>> START
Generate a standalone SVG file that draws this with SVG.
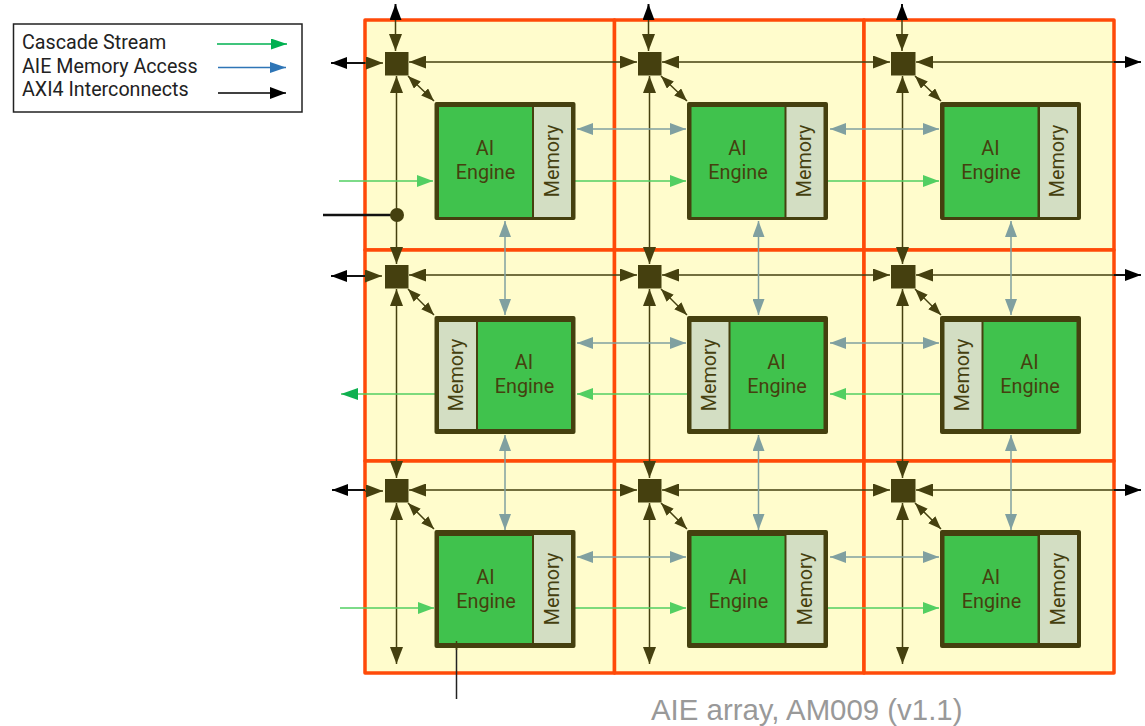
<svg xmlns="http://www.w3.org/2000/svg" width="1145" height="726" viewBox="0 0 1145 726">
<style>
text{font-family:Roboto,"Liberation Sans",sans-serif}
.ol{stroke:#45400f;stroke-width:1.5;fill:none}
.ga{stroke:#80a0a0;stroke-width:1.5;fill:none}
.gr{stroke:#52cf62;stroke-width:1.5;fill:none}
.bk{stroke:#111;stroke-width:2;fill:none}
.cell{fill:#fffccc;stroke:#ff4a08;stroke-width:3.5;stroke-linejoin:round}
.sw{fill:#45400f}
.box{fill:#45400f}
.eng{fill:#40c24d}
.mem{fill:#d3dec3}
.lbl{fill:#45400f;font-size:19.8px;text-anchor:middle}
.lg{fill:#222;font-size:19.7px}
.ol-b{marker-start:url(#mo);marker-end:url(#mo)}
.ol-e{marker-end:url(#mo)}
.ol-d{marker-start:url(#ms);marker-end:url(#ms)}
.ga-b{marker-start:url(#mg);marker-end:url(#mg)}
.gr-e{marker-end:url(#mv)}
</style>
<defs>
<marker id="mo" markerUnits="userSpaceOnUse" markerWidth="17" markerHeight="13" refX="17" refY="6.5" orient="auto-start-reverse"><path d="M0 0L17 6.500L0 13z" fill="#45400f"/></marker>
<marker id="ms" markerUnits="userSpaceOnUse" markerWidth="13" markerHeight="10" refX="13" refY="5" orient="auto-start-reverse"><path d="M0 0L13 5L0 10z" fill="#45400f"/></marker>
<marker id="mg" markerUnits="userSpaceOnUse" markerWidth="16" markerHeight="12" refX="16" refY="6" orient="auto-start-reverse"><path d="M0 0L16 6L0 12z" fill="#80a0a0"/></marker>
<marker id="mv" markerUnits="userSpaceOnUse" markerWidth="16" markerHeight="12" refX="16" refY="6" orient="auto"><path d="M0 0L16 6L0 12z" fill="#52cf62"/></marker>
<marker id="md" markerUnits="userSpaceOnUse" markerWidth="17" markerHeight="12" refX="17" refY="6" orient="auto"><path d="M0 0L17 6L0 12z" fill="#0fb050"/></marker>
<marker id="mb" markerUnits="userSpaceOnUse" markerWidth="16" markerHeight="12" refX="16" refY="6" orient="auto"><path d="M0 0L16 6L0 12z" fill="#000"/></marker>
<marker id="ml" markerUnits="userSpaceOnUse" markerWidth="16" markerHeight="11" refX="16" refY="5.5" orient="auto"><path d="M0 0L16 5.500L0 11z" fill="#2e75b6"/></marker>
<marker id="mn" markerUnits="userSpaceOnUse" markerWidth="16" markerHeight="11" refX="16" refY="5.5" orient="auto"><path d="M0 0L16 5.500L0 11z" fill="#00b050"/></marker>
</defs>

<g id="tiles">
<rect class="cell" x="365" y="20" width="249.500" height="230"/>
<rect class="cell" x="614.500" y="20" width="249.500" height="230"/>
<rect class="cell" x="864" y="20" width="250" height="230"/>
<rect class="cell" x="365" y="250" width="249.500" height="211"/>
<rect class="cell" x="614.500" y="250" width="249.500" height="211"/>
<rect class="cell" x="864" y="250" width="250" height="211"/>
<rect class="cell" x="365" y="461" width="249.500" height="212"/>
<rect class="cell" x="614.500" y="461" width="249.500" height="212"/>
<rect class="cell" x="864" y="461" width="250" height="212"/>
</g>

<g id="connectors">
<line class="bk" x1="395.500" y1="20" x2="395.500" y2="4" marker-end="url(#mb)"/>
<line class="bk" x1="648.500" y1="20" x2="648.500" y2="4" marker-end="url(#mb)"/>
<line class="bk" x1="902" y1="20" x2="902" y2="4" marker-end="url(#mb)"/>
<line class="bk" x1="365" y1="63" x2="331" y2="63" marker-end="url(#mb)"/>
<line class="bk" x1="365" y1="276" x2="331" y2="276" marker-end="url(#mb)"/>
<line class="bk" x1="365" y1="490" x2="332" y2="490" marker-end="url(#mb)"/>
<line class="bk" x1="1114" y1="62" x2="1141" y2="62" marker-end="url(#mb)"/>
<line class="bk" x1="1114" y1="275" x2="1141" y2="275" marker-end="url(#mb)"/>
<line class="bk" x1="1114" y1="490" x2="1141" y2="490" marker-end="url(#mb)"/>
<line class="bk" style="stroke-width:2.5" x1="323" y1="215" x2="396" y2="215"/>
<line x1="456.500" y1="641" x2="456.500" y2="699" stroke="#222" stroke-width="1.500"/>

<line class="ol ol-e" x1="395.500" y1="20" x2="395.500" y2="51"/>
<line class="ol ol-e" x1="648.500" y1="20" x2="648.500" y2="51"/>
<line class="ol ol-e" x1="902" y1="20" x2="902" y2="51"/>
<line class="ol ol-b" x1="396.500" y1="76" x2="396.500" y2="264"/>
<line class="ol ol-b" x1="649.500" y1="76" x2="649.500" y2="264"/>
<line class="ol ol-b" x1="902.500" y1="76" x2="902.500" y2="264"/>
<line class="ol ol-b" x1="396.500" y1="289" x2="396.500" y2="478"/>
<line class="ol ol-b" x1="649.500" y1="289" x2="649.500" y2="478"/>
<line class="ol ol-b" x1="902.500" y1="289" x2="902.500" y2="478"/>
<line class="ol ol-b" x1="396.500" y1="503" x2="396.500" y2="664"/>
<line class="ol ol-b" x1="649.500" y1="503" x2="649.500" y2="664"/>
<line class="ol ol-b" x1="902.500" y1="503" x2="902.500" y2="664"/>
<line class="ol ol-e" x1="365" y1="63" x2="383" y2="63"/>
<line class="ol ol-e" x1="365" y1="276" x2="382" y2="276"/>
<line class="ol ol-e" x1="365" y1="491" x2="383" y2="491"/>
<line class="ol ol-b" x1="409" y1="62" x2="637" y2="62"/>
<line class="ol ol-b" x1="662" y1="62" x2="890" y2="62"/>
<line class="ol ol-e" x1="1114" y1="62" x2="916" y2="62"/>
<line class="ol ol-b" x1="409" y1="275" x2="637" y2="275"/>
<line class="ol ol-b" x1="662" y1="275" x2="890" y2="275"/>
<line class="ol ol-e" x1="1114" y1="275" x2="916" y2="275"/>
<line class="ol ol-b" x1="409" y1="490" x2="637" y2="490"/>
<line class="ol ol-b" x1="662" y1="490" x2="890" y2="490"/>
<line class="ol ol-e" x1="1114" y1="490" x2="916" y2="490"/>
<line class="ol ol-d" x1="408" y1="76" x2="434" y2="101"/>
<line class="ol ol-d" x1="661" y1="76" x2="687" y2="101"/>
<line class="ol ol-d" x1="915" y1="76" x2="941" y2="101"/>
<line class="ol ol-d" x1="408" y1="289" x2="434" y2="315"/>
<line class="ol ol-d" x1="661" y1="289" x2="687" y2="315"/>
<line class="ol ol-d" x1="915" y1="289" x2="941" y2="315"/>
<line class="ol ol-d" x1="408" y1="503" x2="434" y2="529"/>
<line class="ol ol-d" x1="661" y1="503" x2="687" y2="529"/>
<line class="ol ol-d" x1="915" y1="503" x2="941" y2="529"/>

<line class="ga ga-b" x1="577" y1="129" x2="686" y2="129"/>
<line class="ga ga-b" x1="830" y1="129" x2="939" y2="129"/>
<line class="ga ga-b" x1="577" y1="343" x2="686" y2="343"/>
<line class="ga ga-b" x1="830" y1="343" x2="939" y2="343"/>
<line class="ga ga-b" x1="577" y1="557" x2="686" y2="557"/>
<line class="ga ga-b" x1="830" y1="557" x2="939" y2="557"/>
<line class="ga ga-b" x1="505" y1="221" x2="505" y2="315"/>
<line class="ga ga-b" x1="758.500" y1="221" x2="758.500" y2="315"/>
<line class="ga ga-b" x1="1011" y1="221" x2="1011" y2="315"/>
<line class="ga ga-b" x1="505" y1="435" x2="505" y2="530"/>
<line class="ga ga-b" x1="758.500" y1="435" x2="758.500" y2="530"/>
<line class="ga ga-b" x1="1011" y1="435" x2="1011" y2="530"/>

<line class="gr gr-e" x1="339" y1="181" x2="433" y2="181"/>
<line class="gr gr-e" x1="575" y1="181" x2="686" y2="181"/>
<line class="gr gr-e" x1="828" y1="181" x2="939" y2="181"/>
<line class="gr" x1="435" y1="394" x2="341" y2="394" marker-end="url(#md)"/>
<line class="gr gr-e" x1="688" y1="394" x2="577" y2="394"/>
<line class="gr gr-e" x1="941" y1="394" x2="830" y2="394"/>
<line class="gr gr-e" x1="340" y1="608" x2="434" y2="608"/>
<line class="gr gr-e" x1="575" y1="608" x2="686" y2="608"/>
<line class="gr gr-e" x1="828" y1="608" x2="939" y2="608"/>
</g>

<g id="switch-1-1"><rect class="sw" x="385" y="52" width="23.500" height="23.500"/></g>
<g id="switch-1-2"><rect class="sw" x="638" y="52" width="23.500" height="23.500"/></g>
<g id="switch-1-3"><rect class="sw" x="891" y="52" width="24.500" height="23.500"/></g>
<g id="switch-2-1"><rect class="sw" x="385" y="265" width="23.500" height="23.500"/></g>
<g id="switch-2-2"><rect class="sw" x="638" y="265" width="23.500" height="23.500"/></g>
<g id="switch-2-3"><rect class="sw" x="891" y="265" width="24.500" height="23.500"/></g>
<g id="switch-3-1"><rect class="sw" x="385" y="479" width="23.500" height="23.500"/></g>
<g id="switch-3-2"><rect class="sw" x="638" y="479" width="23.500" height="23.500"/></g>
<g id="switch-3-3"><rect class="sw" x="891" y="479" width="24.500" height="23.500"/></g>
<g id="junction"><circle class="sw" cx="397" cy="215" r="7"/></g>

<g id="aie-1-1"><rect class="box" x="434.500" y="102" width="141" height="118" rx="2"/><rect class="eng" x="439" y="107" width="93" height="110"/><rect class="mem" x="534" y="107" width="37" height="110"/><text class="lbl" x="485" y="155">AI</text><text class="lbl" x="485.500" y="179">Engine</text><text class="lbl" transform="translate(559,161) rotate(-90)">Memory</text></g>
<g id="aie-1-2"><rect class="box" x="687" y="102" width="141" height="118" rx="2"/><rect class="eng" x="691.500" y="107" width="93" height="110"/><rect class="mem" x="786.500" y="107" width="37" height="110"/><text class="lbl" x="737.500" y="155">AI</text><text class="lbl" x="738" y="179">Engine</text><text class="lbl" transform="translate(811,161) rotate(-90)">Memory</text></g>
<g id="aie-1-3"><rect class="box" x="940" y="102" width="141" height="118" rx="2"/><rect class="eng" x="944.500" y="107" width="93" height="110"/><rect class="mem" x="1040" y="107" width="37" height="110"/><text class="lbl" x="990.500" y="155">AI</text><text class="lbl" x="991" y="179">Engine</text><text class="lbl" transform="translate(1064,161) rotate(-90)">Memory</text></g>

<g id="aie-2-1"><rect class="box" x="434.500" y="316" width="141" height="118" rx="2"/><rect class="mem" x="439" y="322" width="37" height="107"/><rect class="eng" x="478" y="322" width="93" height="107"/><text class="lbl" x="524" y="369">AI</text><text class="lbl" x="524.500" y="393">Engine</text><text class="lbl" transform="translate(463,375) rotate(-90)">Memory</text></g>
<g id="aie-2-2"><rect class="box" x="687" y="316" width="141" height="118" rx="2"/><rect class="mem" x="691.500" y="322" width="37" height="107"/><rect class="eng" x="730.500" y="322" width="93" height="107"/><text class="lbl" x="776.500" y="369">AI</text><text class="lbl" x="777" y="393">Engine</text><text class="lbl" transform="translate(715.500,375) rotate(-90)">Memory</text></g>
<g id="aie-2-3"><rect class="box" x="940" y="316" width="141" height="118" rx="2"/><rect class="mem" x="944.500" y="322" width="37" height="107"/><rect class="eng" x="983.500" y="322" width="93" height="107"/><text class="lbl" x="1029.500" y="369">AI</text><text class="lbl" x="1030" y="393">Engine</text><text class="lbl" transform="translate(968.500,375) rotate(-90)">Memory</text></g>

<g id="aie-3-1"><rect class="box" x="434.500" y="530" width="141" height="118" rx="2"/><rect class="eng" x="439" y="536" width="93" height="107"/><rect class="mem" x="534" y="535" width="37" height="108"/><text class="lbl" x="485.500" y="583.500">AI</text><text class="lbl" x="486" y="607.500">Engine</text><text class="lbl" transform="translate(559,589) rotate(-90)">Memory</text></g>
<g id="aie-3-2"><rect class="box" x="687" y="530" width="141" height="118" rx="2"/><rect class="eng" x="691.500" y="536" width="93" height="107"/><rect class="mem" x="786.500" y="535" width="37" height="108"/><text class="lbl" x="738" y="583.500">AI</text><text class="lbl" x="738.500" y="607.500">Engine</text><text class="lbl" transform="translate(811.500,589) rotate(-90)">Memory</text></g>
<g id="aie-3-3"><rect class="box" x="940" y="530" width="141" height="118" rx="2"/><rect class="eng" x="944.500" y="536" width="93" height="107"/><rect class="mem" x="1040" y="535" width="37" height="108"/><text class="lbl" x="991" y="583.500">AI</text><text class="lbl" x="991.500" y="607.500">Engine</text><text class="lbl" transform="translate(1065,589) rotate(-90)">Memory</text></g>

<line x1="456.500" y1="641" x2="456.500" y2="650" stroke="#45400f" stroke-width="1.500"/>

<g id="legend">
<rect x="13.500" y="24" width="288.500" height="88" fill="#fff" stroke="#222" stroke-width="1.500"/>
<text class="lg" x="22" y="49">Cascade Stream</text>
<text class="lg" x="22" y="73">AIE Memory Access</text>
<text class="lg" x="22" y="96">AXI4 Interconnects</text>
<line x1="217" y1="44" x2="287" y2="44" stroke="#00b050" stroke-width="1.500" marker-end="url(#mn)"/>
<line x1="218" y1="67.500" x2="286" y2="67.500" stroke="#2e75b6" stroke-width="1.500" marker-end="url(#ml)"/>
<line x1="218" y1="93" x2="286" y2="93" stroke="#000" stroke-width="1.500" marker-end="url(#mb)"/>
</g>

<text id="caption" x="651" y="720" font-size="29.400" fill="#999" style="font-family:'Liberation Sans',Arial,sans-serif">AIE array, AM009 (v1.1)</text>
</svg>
>> END
>> START
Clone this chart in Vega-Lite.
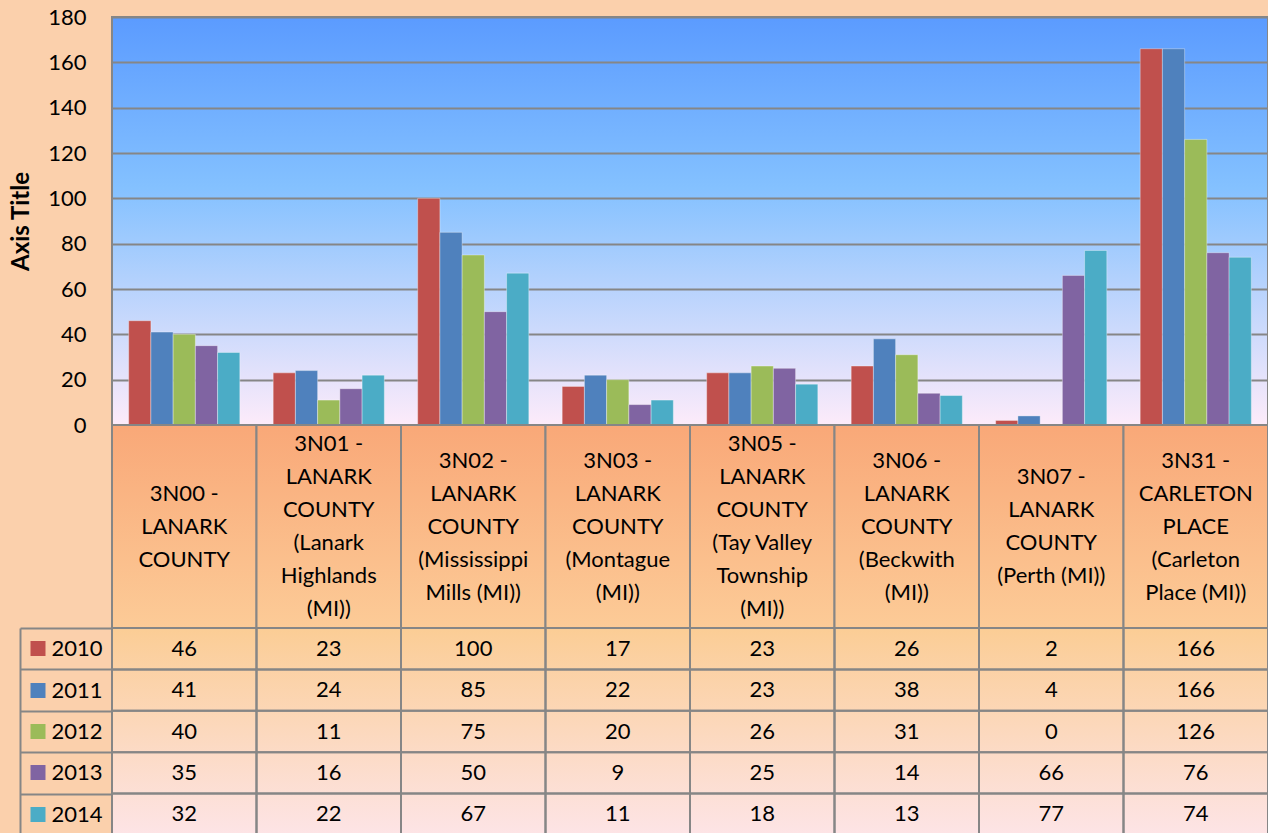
>> END
>> START
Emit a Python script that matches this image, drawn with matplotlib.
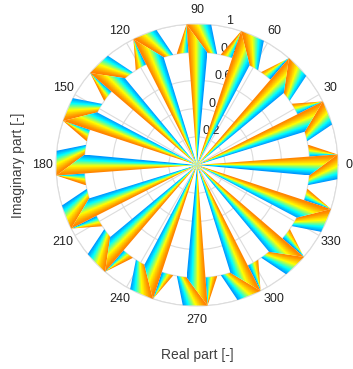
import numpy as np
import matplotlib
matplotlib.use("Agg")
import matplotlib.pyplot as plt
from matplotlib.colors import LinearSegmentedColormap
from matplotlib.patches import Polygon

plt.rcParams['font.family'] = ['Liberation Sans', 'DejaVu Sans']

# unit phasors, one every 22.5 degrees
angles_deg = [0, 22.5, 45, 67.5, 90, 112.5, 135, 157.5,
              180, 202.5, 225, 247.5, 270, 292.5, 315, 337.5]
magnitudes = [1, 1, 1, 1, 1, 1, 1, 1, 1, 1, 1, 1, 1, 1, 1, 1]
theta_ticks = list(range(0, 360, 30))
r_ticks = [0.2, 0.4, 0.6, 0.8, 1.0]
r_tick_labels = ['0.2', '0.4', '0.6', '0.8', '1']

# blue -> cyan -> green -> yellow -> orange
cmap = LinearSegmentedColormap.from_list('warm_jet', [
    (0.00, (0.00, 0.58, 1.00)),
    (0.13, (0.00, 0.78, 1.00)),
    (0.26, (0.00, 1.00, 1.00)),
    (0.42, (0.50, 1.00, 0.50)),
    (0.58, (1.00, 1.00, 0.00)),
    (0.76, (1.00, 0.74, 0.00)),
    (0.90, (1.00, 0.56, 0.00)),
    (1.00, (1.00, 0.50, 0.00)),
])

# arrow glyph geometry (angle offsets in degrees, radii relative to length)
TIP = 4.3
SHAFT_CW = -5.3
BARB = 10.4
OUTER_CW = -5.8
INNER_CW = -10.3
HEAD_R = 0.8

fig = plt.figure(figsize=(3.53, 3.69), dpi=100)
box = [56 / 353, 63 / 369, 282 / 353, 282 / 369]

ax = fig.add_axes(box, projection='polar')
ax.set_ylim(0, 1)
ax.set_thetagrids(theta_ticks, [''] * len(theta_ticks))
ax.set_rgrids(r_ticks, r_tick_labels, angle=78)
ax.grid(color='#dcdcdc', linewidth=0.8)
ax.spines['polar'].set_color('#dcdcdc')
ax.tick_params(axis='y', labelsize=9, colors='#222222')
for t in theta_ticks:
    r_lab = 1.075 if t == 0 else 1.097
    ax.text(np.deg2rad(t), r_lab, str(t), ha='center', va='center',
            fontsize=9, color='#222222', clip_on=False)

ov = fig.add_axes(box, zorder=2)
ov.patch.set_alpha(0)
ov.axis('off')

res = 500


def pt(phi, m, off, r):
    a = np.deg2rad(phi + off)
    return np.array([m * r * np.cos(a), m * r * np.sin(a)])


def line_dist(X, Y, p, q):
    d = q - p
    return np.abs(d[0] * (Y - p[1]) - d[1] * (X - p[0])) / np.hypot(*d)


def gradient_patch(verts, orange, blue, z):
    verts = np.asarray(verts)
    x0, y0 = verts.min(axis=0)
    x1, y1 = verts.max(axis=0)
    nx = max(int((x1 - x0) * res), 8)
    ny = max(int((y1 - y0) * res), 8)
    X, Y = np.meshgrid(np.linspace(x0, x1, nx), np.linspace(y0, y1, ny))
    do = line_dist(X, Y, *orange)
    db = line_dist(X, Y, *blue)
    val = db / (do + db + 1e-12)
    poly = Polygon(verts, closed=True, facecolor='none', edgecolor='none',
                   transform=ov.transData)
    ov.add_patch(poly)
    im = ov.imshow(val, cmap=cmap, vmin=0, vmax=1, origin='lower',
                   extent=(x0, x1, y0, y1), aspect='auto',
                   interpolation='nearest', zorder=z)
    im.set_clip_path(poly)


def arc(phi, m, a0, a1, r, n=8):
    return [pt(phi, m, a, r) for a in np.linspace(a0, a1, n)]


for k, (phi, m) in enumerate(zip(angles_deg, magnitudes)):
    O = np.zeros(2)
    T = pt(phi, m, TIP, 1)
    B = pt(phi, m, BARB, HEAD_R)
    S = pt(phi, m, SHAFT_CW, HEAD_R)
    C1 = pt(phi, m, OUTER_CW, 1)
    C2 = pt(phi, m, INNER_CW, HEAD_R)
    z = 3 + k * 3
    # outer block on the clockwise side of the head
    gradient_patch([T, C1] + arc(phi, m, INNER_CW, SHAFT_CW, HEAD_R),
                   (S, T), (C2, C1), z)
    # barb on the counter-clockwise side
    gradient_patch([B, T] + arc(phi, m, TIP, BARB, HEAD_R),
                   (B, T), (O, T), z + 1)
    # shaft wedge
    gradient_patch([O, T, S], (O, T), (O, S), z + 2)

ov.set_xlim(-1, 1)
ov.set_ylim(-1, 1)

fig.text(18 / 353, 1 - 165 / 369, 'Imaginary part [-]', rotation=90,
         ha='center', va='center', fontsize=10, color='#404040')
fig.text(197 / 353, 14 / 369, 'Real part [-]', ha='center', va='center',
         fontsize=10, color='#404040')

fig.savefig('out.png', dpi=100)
>> END
WORK TO BE COMPLETED
In the listing above, find the line containing "Emit a Python" and the line containing "plt.rcParams['font.family'] = ['Liberation", then write out both of them and every line between, exactly, with no pictures.

ANSWER TO THIS TASK
Emit a Python script that matches this image, drawn with matplotlib.
import numpy as np
import matplotlib
matplotlib.use("Agg")
import matplotlib.pyplot as plt
from matplotlib.colors import LinearSegmentedColormap
from matplotlib.patches import Polygon

plt.rcParams['font.family'] = ['Liberation Sans', 'DejaVu Sans']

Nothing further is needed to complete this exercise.